If you were a woman aged 65 between 2014 and 2016 you could expect to live for another 20.9 years. The gap between male and female life expectancy is 3.7 years. Women live, on average, 3.7 years longer than men.

Also, the life expectancy gap between the richest and poorest people is widening. That’s according to the Longevity Science Panel. It found that:

A woman aged 60 in 2015 living in the wealthiest 20% of neighbourhoods could expect to live for 4.2 years longer than a woman living in the poorest 20% of neighbourhoods. In 2001, this difference was 3.2 years.
A baby girl born in 2015 living in the wealthiest 20% of neighbourhoods could expect to live for 5.8 years longer than a girl living in the poorest 20% of neighbourhoods. In 2001, this difference was 5 years.

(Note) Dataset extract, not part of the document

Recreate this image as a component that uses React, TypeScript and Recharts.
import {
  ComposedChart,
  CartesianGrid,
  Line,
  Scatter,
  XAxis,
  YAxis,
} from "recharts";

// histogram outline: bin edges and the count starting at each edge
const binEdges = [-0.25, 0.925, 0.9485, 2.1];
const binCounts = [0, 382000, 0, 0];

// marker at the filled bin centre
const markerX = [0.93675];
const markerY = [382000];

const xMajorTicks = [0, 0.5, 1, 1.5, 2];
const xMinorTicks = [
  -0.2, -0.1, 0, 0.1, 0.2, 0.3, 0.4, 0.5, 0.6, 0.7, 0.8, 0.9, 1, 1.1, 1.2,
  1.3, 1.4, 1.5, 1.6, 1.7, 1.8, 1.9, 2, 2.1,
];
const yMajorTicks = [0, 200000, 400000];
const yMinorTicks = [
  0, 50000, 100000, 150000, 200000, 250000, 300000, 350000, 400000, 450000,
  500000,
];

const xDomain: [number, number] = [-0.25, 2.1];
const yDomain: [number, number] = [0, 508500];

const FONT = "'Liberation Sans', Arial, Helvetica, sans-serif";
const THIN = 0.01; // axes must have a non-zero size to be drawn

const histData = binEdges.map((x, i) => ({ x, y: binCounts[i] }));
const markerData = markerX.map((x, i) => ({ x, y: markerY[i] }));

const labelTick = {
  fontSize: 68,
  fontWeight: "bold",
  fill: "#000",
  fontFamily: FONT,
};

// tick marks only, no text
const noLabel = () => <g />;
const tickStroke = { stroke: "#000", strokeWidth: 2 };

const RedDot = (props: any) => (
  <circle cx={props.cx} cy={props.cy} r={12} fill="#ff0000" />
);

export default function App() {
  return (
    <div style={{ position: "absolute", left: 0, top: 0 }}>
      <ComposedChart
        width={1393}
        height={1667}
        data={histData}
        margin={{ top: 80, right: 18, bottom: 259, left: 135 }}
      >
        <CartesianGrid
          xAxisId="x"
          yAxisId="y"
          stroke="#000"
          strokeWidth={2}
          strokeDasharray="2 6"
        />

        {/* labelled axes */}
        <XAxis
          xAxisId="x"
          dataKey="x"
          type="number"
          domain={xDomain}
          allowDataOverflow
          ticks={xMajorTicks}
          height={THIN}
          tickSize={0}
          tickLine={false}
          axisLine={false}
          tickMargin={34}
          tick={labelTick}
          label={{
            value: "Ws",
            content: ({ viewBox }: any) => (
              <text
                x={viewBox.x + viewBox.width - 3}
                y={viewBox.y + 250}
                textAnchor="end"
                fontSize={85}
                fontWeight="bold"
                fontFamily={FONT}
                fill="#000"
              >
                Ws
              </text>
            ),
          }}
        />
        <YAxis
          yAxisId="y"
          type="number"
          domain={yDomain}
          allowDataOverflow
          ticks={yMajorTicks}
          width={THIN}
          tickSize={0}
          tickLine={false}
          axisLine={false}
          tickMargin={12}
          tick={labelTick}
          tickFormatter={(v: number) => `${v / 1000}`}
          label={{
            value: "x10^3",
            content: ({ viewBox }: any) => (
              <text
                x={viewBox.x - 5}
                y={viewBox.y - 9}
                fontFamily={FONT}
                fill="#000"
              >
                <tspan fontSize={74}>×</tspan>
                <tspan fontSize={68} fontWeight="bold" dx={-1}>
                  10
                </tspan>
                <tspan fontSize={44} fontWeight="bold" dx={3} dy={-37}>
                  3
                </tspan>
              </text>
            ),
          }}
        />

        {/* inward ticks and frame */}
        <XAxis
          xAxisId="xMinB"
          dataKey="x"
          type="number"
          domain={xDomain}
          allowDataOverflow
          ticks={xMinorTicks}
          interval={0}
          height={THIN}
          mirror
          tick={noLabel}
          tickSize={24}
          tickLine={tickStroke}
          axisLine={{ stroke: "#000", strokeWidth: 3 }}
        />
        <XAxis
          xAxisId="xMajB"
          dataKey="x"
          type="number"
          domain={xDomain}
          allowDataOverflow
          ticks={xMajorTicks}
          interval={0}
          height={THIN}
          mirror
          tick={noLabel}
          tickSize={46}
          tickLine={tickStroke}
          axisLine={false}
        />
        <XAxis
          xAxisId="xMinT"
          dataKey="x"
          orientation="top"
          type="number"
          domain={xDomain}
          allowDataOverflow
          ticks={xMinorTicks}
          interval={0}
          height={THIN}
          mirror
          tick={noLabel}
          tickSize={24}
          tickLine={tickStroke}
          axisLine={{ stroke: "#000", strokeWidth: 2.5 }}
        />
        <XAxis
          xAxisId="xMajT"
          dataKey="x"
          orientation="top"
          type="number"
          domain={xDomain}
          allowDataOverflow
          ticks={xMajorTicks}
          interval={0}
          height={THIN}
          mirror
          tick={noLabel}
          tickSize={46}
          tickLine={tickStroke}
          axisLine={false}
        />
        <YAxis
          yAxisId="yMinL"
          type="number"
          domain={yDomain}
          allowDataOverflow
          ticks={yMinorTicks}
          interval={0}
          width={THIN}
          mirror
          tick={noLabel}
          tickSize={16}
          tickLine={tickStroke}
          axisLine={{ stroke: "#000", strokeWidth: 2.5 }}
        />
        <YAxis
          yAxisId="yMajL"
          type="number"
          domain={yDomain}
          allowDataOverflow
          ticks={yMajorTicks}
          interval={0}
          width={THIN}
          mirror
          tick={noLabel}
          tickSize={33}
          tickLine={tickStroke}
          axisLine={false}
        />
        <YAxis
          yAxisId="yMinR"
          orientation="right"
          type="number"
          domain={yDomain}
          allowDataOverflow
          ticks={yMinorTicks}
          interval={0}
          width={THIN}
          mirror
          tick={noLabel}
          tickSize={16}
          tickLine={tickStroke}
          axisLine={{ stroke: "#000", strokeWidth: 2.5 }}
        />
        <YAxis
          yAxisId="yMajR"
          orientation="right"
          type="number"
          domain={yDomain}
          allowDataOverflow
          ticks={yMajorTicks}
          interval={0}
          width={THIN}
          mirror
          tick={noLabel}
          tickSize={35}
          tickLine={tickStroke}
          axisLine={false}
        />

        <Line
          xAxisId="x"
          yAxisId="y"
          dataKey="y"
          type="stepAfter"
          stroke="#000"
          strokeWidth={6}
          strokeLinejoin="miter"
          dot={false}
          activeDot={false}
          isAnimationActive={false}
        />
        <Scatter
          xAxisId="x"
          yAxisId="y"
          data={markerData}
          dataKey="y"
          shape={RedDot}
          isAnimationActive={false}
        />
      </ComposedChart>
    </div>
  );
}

What does this mean for state pensions?

The state pension age is rising dramatically for women and by October 2020, it will be 66. There are two more rises in the state pension age planned; to 67 by 2028 and and then to 68 by 2039 (this change hasn’t gone through parliament yet). These state pension age rises would affect both women and men.

Critics say that these are based on life expectancy data from 2010 and don’t take into account the fact that life expectancy hasn’t really increased much since then.  The idea behind the latest planned rises in state pension age is that people spend a third of their life in retirement. However, if life expectancies aren’t increasing as quickly as they have done in the past, or are not increasing at all, the planned rises in state pension age could be too aggressive.

My own view is that the planned rises don’t take into account the fact that the gap is widening between those who live the longest and those who do not. I think there needs to be a much more considered approach to the rises in state pension age, taking into account the fact that many women and men won’t experience a long retirement at all.